Written exercise.
Your task is to repeat the lines below exactly, excluding any pictures they contain.

** Start Data extract **

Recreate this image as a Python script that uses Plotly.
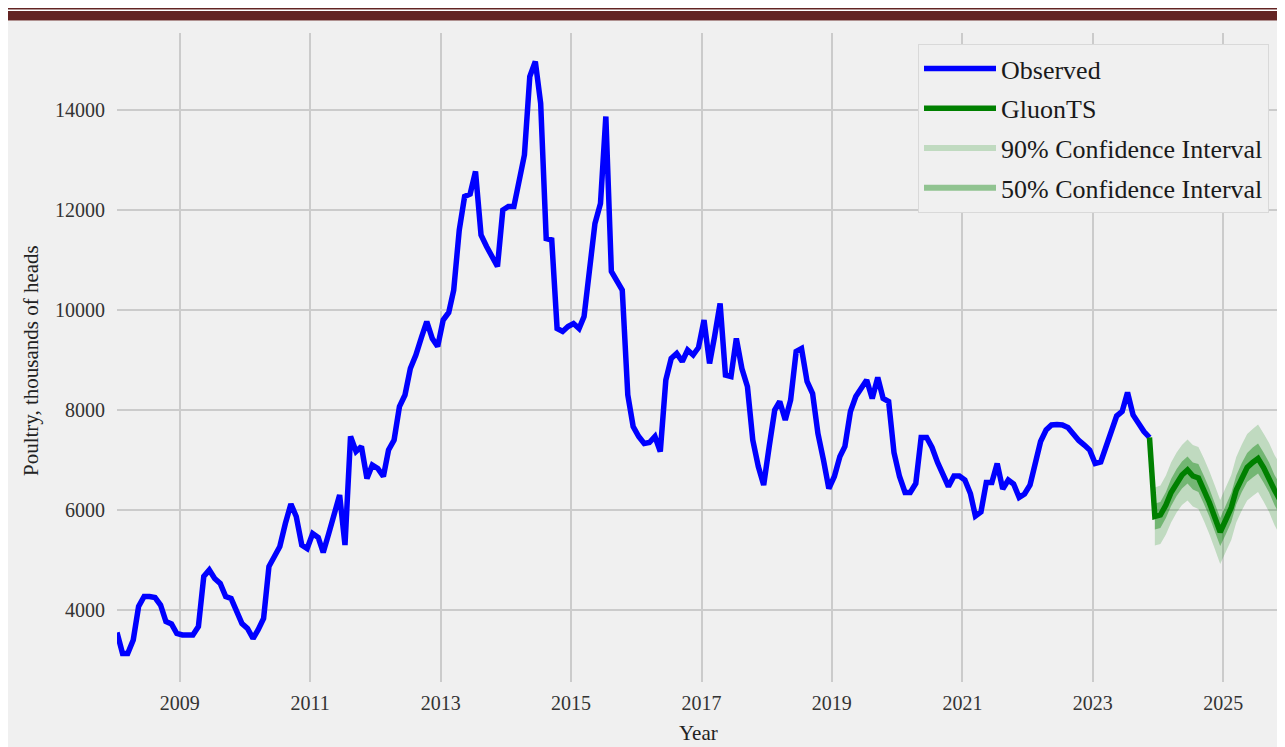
import pandas as pd
import plotly.graph_objects as go

# ---------------- data (monthly, thousands of heads) ----------------
observed = [
    3550, 3130, 3130, 3400, 4070, 4270, 4270, 4250, 4100, 3770,
    3720, 3530, 3500, 3510, 3500, 3670, 4670, 4800, 4630, 4530,
    4270, 4230, 4000, 3730, 3630, 3430, 3600, 3830, 4870, 5070,
    5270, 5730, 6120, 5870, 5300, 5230, 5530, 5450, 5150, 5530,
    5870, 6300, 5300, 7470, 7170, 7270, 6630, 6900, 6830, 6670,
    7200, 7400, 8070, 8300, 8830, 9100, 9450, 9770, 9430, 9270,
    9800, 9950, 10400, 11600, 12270, 12320, 12770, 11500, 11270, 11070,
    10870, 12000, 12070, 12070, 12600, 13100, 14670, 14970, 14130, 11430,
    11400, 9630, 9570, 9670, 9730, 9630, 9870, 10730, 11730, 12130,
    13870, 10770, 10570, 10400, 8300, 7670, 7470, 7330, 7350, 7470,
    7170, 8600, 9030, 9130, 8970, 9200, 9100, 9250, 9800, 8930,
    9470, 10130, 8700, 8670, 9430, 8830, 8470, 7400, 6870, 6500,
    7270, 8000, 8170, 7800, 8200, 9170, 9230, 8570, 8330, 7530,
    7000, 6430, 6670, 7070, 7270, 7970, 8270, 8430, 8600, 8230,
    8650, 8230, 8170, 7150, 6670, 6350, 6350, 6530, 7450, 7450,
    7250, 6950, 6730, 6470, 6680, 6680, 6600, 6330, 5880, 5960,
    6550, 6550, 6930, 6420, 6600, 6520, 6250, 6320, 6500, 6970,
    7370, 7600, 7700, 7710, 7700, 7650, 7500, 7390, 7300, 7200,
    6930, 6960, 7250, 7610, 7880, 7970, 8350, 7900, 7730, 7570,
    7450,
]

forecast_median = [
    5870, 5900, 6100, 6350, 6550, 6700, 6800, 6680, 6640, 6400,
    6150, 5850, 5560, 5800, 6050, 6400, 6650, 6850, 6950, 7030,
    6850, 6650, 6400, 6200,
]
upper_90 = [
    6450, 6490, 6690, 6950, 7150, 7300, 7410, 7300, 7260, 7030,
    6780, 6490, 6200, 6450, 6700, 7060, 7310, 7520, 7620, 7710,
    7530, 7340, 7100, 6910,
]
lower_90 = [
    5290, 5320, 5510, 5750, 5950, 6100, 6190, 6070, 6020, 5780,
    5520, 5220, 4920, 5160, 5400, 5750, 5990, 6190, 6280, 6360,
    6170, 5960, 5700, 5490,
]
upper_50 = [
    6130, 6160, 6360, 6620, 6820, 6970, 7070, 6950, 6920, 6680,
    6430, 6130, 5840, 6090, 6340, 6690, 6940, 7140, 7250, 7330,
    7150, 6950, 6700, 6510,
]
lower_50 = [
    5610, 5640, 5840, 6080, 6280, 6430, 6530, 6410, 6360, 6120,
    5870, 5570, 5280, 5510, 5760, 6110, 6360, 6560, 6650, 6730,
    6550, 6350, 6100, 5890,
]

obs_dates = pd.date_range("2008-01-01", periods=len(observed), freq="MS") + pd.Timedelta(days=14)
fc_dates = pd.date_range("2023-12-01", periods=len(forecast_median), freq="MS") + pd.Timedelta(days=14)

# ---------------- layout geometry ----------------
# The page body keeps an 8 px margin, so the figure starts 8 px right/down
# of the screen origin; screen pixel p maps to figure pixel p - 8.
OFF = 8
W, H = 1285 - OFF, 747 - OFF
L, R, T, B = 117 - OFF, 5, 33 - OFF, 65
PW, PH = W - L - R, H - T - B


def px_x(p):
    """screen x pixel -> paper x"""
    return (p - OFF - L) / PW


def px_y(p):
    """screen y pixel -> paper y"""
    return (H - B - (p - OFF)) / PH


BG = "#f0f0f0"
GRID = "#cbcbcb"
SERIF = "Liberation Serif, Times New Roman, serif"

fig = go.Figure()

band_x = list(fc_dates) + list(fc_dates[::-1])

fig.add_trace(go.Scatter(
    x=band_x, y=upper_90 + lower_90[::-1], fill="toself",
    fillcolor="rgba(0,128,0,0.2)", line=dict(width=0), mode="none",
    name="90% Confidence Interval", legendrank=3, legendgroup="c90",
    hoverinfo="skip"))
fig.add_trace(go.Scatter(
    x=band_x, y=upper_50 + lower_50[::-1], fill="toself",
    fillcolor="rgba(0,128,0,0.4)", line=dict(width=0), mode="none",
    name="50% Confidence Interval", legendrank=4, legendgroup="c50",
    hoverinfo="skip"))
fig.add_trace(go.Scatter(
    x=obs_dates, y=observed, mode="lines", name="Observed",
    line=dict(color="#0000ff", width=5.5), legendrank=1, legendgroup="obs"))
fig.add_trace(go.Scatter(
    x=[obs_dates[-1]] + list(fc_dates), y=[observed[-1]] + forecast_median,
    mode="lines", name="GluonTS",
    line=dict(color="#008000", width=5.5), legendrank=2, legendgroup="gts"))

shapes = [
    # white band at the top of the page
    dict(type="rect", xref="paper", yref="paper", x0=px_x(0), x1=px_x(1300),
         y0=px_y(21), y1=px_y(0), fillcolor="white", line=dict(width=0), layer="above"),
    # dark red double rule of the page header
    dict(type="rect", xref="paper", yref="paper", x0=px_x(0), x1=px_x(1300),
         y0=px_y(9.5), y1=px_y(7.2), fillcolor="#632423", line=dict(width=0), layer="above"),
    dict(type="rect", xref="paper", yref="paper", x0=px_x(0), x1=px_x(1300),
         y0=px_y(20.5), y1=px_y(11), fillcolor="#632423", line=dict(width=0), layer="above"),
]

annotations = [
    dict(text="Year", xref="paper", yref="paper", x=px_x(698), y=px_y(733),
         xanchor="center", yanchor="middle", showarrow=False,
         font=dict(family=SERIF, size=21, color="#222222")),
    dict(text="Poultry, thousands of heads", xref="paper", yref="paper",
         x=px_x(31), y=px_y(361), textangle=-90,
         xanchor="center", yanchor="middle", showarrow=False,
         font=dict(family=SERIF, size=21, color="#222222")),
]

fig.update_layout(
    width=W, height=H,
    margin=dict(l=L, r=R, t=T, b=B, pad=0, autoexpand=False),
    paper_bgcolor=BG, plot_bgcolor=BG,
    font=dict(family=SERIF, color="#333333", size=20),
    showlegend=True,
    legend=dict(
        x=px_x(1269), y=px_y(44), xanchor="right", yanchor="top",
        bgcolor=BG, bordercolor="#d9d9d9", borderwidth=1,
        font=dict(family=SERIF, size=26, color="#1a1a1a"),
        tracegroupgap=3, itemwidth=72,
    ),
    shapes=shapes,
    annotations=annotations,
    xaxis=dict(
        type="date", automargin=False,
        range=[obs_dates[0], fc_dates[-1]],
        tick0="2009-01-01", dtick="M24", tickformat="%Y",
        showgrid=True, gridcolor=GRID, gridwidth=1.5,
        zeroline=False, showline=False,
        ticks="outside", ticklen=3, tickcolor="rgba(0,0,0,0)",
        tickfont=dict(family=SERIF, size=20, color="#333333"),
    ),
    yaxis=dict(
        automargin=False,
        range=[2560, 15540],
        tick0=0, dtick=2000, tickformat="d",
        showgrid=True, gridcolor=GRID, gridwidth=1.5,
        zeroline=False, showline=False,
        ticks="outside", ticklen=7, tickcolor="rgba(0,0,0,0)",
        tickfont=dict(family=SERIF, size=20, color="#333333"),
    ),
)

fig.write_html("out.html")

** End Data extract **

The response.
Recreate this image as a Python script that uses Plotly.
import pandas as pd
import plotly.graph_objects as go

# ---------------- data (monthly, thousands of heads) ----------------
observed = [
    3550, 3130, 3130, 3400, 4070, 4270, 4270, 4250, 4100, 3770,
    3720, 3530, 3500, 3510, 3500, 3670, 4670, 4800, 4630, 4530,
    4270, 4230, 4000, 3730, 3630, 3430, 3600, 3830, 4870, 5070,
    5270, 5730, 6120, 5870, 5300, 5230, 5530, 5450, 5150, 5530,
    5870, 6300, 5300, 7470, 7170, 7270, 6630, 6900, 6830, 6670,
    7200, 7400, 8070, 8300, 8830, 9100, 9450, 9770, 9430, 9270,
    9800, 9950, 10400, 11600, 12270, 12320, 12770, 11500, 11270, 11070,
    10870, 12000, 12070, 12070, 12600, 13100, 14670, 14970, 14130, 11430,
    11400, 9630, 9570, 9670, 9730, 9630, 9870, 10730, 11730, 12130,
    13870, 10770, 10570, 10400, 8300, 7670, 7470, 7330, 7350, 7470,
    7170, 8600, 9030, 9130, 8970, 9200, 9100, 9250, 9800, 8930,
    9470, 10130, 8700, 8670, 9430, 8830, 8470, 7400, 6870, 6500,
    7270, 8000, 8170, 7800, 8200, 9170, 9230, 8570, 8330, 7530,
    7000, 6430, 6670, 7070, 7270, 7970, 8270, 8430, 8600, 8230,
    8650, 8230, 8170, 7150, 6670, 6350, 6350, 6530, 7450, 7450,
    7250, 6950, 6730, 6470, 6680, 6680, 6600, 6330, 5880, 5960,
    6550, 6550, 6930, 6420, 6600, 6520, 6250, 6320, 6500, 6970,
    7370, 7600, 7700, 7710, 7700, 7650, 7500, 7390, 7300, 7200,
    6930, 6960, 7250, 7610, 7880, 7970, 8350, 7900, 7730, 7570,
    7450,
]

forecast_median = [
    5870, 5900, 6100, 6350, 6550, 6700, 6800, 6680, 6640, 6400,
    6150, 5850, 5560, 5800, 6050, 6400, 6650, 6850, 6950, 7030,
    6850, 6650, 6400, 6200,
]
upper_90 = [
    6450, 6490, 6690, 6950, 7150, 7300, 7410, 7300, 7260, 7030,
    6780, 6490, 6200, 6450, 6700, 7060, 7310, 7520, 7620, 7710,
    7530, 7340, 7100, 6910,
]
lower_90 = [
    5290, 5320, 5510, 5750, 5950, 6100, 6190, 6070, 6020, 5780,
    5520, 5220, 4920, 5160, 5400, 5750, 5990, 6190, 6280, 6360,
    6170, 5960, 5700, 5490,
]
upper_50 = [
    6130, 6160, 6360, 6620, 6820, 6970, 7070, 6950, 6920, 6680,
    6430, 6130, 5840, 6090, 6340, 6690, 6940, 7140, 7250, 7330,
    7150, 6950, 6700, 6510,
]
lower_50 = [
    5610, 5640, 5840, 6080, 6280, 6430, 6530, 6410, 6360, 6120,
    5870, 5570, 5280, 5510, 5760, 6110, 6360, 6560, 6650, 6730,
    6550, 6350, 6100, 5890,
]

obs_dates = pd.date_range("2008-01-01", periods=len(observed), freq="MS") + pd.Timedelta(days=14)
fc_dates = pd.date_range("2023-12-01", periods=len(forecast_median), freq="MS") + pd.Timedelta(days=14)

# ---------------- layout geometry ----------------
# The page body keeps an 8 px margin, so the figure starts 8 px right/down
# of the screen origin; screen pixel p maps to figure pixel p - 8.
OFF = 8
W, H = 1285 - OFF, 747 - OFF
L, R, T, B = 117 - OFF, 5, 33 - OFF, 65
PW, PH = W - L - R, H - T - B


def px_x(p):
    """screen x pixel -> paper x"""
    return (p - OFF - L) / PW


def px_y(p):
    """screen y pixel -> paper y"""
    return (H - B - (p - OFF)) / PH


BG = "#f0f0f0"
GRID = "#cbcbcb"
SERIF = "Liberation Serif, Times New Roman, serif"

fig = go.Figure()

band_x = list(fc_dates) + list(fc_dates[::-1])

fig.add_trace(go.Scatter(
    x=band_x, y=upper_90 + lower_90[::-1], fill="toself",
    fillcolor="rgba(0,128,0,0.2)", line=dict(width=0), mode="none",
    name="90% Confidence Interval", legendrank=3, legendgroup="c90",
    hoverinfo="skip"))
fig.add_trace(go.Scatter(
    x=band_x, y=upper_50 + lower_50[::-1], fill="toself",
    fillcolor="rgba(0,128,0,0.4)", line=dict(width=0), mode="none",
    name="50% Confidence Interval", legendrank=4, legendgroup="c50",
    hoverinfo="skip"))
fig.add_trace(go.Scatter(
    x=obs_dates, y=observed, mode="lines", name="Observed",
    line=dict(color="#0000ff", width=5.5), legendrank=1, legendgroup="obs"))
fig.add_trace(go.Scatter(
    x=[obs_dates[-1]] + list(fc_dates), y=[observed[-1]] + forecast_median,
    mode="lines", name="GluonTS",
    line=dict(color="#008000", width=5.5), legendrank=2, legendgroup="gts"))

shapes = [
    # white band at the top of the page
    dict(type="rect", xref="paper", yref="paper", x0=px_x(0), x1=px_x(1300),
         y0=px_y(21), y1=px_y(0), fillcolor="white", line=dict(width=0), layer="above"),
    # dark red double rule of the page header
    dict(type="rect", xref="paper", yref="paper", x0=px_x(0), x1=px_x(1300),
         y0=px_y(9.5), y1=px_y(7.2), fillcolor="#632423", line=dict(width=0), layer="above"),
    dict(type="rect", xref="paper", yref="paper", x0=px_x(0), x1=px_x(1300),
         y0=px_y(20.5), y1=px_y(11), fillcolor="#632423", line=dict(width=0), layer="above"),
]

annotations = [
    dict(text="Year", xref="paper", yref="paper", x=px_x(698), y=px_y(733),
         xanchor="center", yanchor="middle", showarrow=False,
         font=dict(family=SERIF, size=21, color="#222222")),
    dict(text="Poultry, thousands of heads", xref="paper", yref="paper",
         x=px_x(31), y=px_y(361), textangle=-90,
         xanchor="center", yanchor="middle", showarrow=False,
         font=dict(family=SERIF, size=21, color="#222222")),
]

fig.update_layout(
    width=W, height=H,
    margin=dict(l=L, r=R, t=T, b=B, pad=0, autoexpand=False),
    paper_bgcolor=BG, plot_bgcolor=BG,
    font=dict(family=SERIF, color="#333333", size=20),
    showlegend=True,
    legend=dict(
        x=px_x(1269), y=px_y(44), xanchor="right", yanchor="top",
        bgcolor=BG, bordercolor="#d9d9d9", borderwidth=1,
        font=dict(family=SERIF, size=26, color="#1a1a1a"),
        tracegroupgap=3, itemwidth=72,
    ),
    shapes=shapes,
    annotations=annotations,
    xaxis=dict(
        type="date", automargin=False,
        range=[obs_dates[0], fc_dates[-1]],
        tick0="2009-01-01", dtick="M24", tickformat="%Y",
        showgrid=True, gridcolor=GRID, gridwidth=1.5,
        zeroline=False, showline=False,
        ticks="outside", ticklen=3, tickcolor="rgba(0,0,0,0)",
        tickfont=dict(family=SERIF, size=20, color="#333333"),
    ),
    yaxis=dict(
        automargin=False,
        range=[2560, 15540],
        tick0=0, dtick=2000, tickformat="d",
        showgrid=True, gridcolor=GRID, gridwidth=1.5,
        zeroline=False, showline=False,
        ticks="outside", ticklen=7, tickcolor="rgba(0,0,0,0)",
        tickfont=dict(family=SERIF, size=20, color="#333333"),
    ),
)

fig.write_html("out.html")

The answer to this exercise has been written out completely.